= Z & M Coach Company =

American bus operator

The Z & M Coach Company operated public buses in Queens, New York City. It was established in 1926. Its operations (and other public bus operations) were taken over by the New York City Board of Transportation, which was superseded by the New York City Transit Authority in 1953.

== History ==
The Z & M Coach Company was incorporated on August 19, 1926, by Frederick M. Zander. The company's first route, later the Q27, started in October 1928 to connect the subway in Flushing at Main Street and Amity Street to the Rosewood section of Bayside. Zander was fined $25 twice in November for operating the route without a license. He continued operating the service despite the order to stop service until he obtained a permit for it. Rosewood residents banded together to raise money and hire the bus like a taxi to allow service to continue. The bus route was supported by the Rosewood Improvement Association and the East Flushing Civic Association. The route originally operated between Flushing and the Horace Harding Expressway, and was known as the Flushing—Rosewood route.

In 1931, the New York City Board of Estimate was deciding which bus route franchises would be given to which private operators. Along with thirty other bus routes, the Q27 was tentatively assigned to the North Shore Bus Company, as part of Zone B (Flushing and Northern Queens).

In 1932, the company operated a route from Flushing to Queens Village, which was divided into two five-cent fare zones. At the time, the franchise for the route was pending before the Board of Estimate. At the time, the company was not operating the Q27 to its eastern terminal named in the franchise contract. However, this was not viewed as a significant breach in the contract since that area was largely unpopulated, and since no riders ride the full length of the route.

As of March 1, 1933, Z & M Coach Corporation used six buses on its Q27 route and twelve buses on its unfranchised Flushing to Queens Village route. At the time, the Q27 was not operated to its eastern terminal.
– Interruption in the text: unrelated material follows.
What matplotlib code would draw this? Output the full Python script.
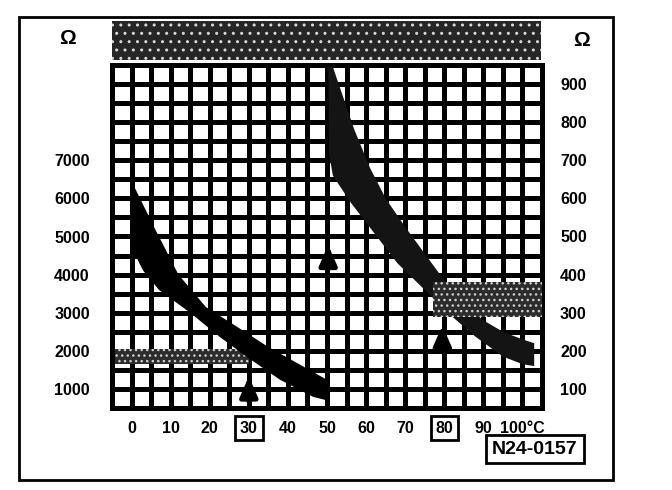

Z & M obtained a one-year franchise to the route on December 30, 1932. On May 2, 1933, the New York State Transit Commission granted the company a certificate of public convenience and necessity for the route for the duration of the franchise. New York City granted the company another franchise for the Q27 and a franchise for the new Q26 route on April 26, 1935, for a period beginning at the end of the first contract, and ending no later than December 31, 1938. On November 9, 1936, the operation of these routes was transferred to the North Shore Bus Company. On that same date, the company started operating the Q1 and Q32, which had been operated by North Shore. Between December 31, 1936, and April 27, 1937, the company operated a route running between the Kew Gardens–Union Turnpike subway station and 165th Street and Shelton Avenue in Jamaica. In 1938, eleven new buses were placed into service.